Owing to this fact, Spark doesn’t perfectly suit IoT solutions. You can find better tools for real-time analytics in the Apache portfolio. For example, Apache Flink was designed specifically to process live data. Apache Storm running over HBase can also handle real-time streams better than Spark.
Issues with small files. Like Hadoop, Spark doesn’t cope well with a large number of small datasets. More files within a workload mean more metadata to parse and more tasks to schedule, which can slow up the processing dramatically.
How to choose between Hadoop or Spark?
Strictly speaking, the choice is not between Spark and Hadoop, but between two processing engines, since Hadoop is more than that.

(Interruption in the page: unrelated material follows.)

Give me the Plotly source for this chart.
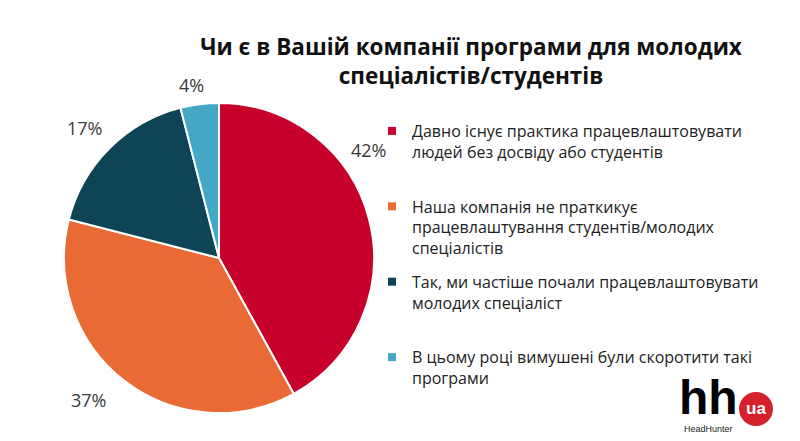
import plotly.graph_objects as go

labels = [
    "Давно існує практика працевлаштовувати<br>людей без досвіду або студентів<br> ",
    "Наша компанія не праткикує<br>працевлаштування студентів/молодих<br>спеціалістів",
    "Так, ми частіше почали працевлаштовувати<br>молодих спеціаліст<br> ",
    "В цьому році вимушені були скоротити такі<br>програми",
]
values = [42, 37, 17, 4]
colors = ["#C8002C", "#E96A35", "#0D4456", "#45A7C6"]
title_text = "Чи є в Вашій компанії програми для молодих<br>спеціалістів/студентів"

# layout: where each percentage label sits (page pixels from top-left)
label_pos = [(368, 150), (88, 400), (84, 128), (191, 85)]

W, H = 800, 441
OFF = 8  # the page body margin that shifts the figure inside the window
FONT = "Open Sans"


def fx(x):
    return (x - OFF) / W


def fy(y):
    return 1 - (y - OFF) / H


fig = go.Figure()
fig.add_trace(go.Pie(
    labels=labels,
    values=values,
    marker=dict(colors=colors, line=dict(color="white", width=2)),
    sort=False,
    direction="clockwise",
    rotation=0,
    textinfo="none",
    hoverinfo="label+percent",
    showlegend=False,
    domain=dict(x=[fx(64), fx(374)], y=[fy(413), fy(103)]),
))

# legend entries (one per slice), drawn by plotly's legend
for i, (lab, col) in enumerate(zip(labels, colors)):
    fig.add_trace(go.Scatter(
        x=[None], y=[None], mode="markers", name=lab,
        marker=dict(symbol="square", size=8, color=col),
        legendgroup=f"g{i}", showlegend=True, hoverinfo="skip",
    ))

# percentage labels
for v, (px, py) in zip(values, label_pos):
    fig.add_annotation(
        x=fx(px), y=fy(py), xref="paper", yref="paper",
        text=f"{v}%", showarrow=False,
        font=dict(family=FONT, size=18, color="#3a3a3a"),
        xanchor="center", yanchor="middle",
    )

fig.update_layout(
    width=W, height=H,
    margin=dict(l=0, r=0, t=0, b=0),
    paper_bgcolor="white",
    plot_bgcolor="white",
    font=dict(family=FONT, color="#222222"),
    xaxis=dict(visible=False),
    yaxis=dict(visible=False),
    title=dict(
        text="<b>" + title_text + "</b>",
        x=fx(471), xanchor="center",
        y=fy(55), yanchor="top",
        font=dict(family=FONT, size=22.5, color="#111111"),
    ),
    legend=dict(
        x=fx(372), xanchor="left",
        y=fy(114), yanchor="top",
        font=dict(family=FONT, size=16, color="#222222"),
        valign="top",
        tracegroupgap=10,
        bgcolor="rgba(0,0,0,0)",
    ),
    showlegend=True,
)

# HeadHunter logo
fig.add_annotation(
    x=fx(708), y=fy(397), xref="paper", yref="paper",
    text="<b>hh</b>", showarrow=False,
    font=dict(family="Liberation Sans", size=48, color="black"),
    xanchor="center", yanchor="middle",
)
fig.add_shape(
    type="circle", xref="paper", yref="paper",
    x0=fx(739), x1=fx(773), y0=fy(426), y1=fy(392),
    fillcolor="#D6202B", line=dict(width=0),
)
fig.add_annotation(
    x=fx(756), y=fy(408), xref="paper", yref="paper",
    text="<b>ua</b>", showarrow=False,
    font=dict(family="Liberation Sans", size=17, color="white"),
    xanchor="center", yanchor="middle",
)
fig.add_annotation(
    x=fx(708), y=fy(429), xref="paper", yref="paper",
    text="HeadHunter", showarrow=False,
    font=dict(family="Liberation Sans", size=9, color="#222222"),
    xanchor="center", yanchor="middle",
)

fig.write_html("out.html")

A clear advantage of MapReduce is that you can perform large, delay-tolerant processing tasks at a relatively low cost. It works best for archived data that can be analyzed later — say, during night hours. Some real-life use cases are
- online sentiment analysis to understand how people feel about your products;
- predictive maintenance to address issues with equipment before they really happen; and
- log files analysis to prevent security breaches.
Spark, in turn, shines when speed is prioritized over price. It’s a natural choice for
- fraud detection and prevention,
- stock market trends prediction,
- near real-time recommendation systems, and
- risk management.
Yet, other factors — like availability of experts — may also tip the scale. Besides that, the efficiency of Spark and Hadoop depends greatly on the right tools they are combined with.
Though Spark can do without Hadoop, it is commonly teamed with HDFS as a data repository and YARN as a resource manager. So, in many cases you will actually use both platforms. Moreover, many companies run two engines — MapReduce and Spark Core — for different Big Data tasks. The former undertakes heavier operations at a bargain price while the latter deals with smaller data batches when quick analytics results are required.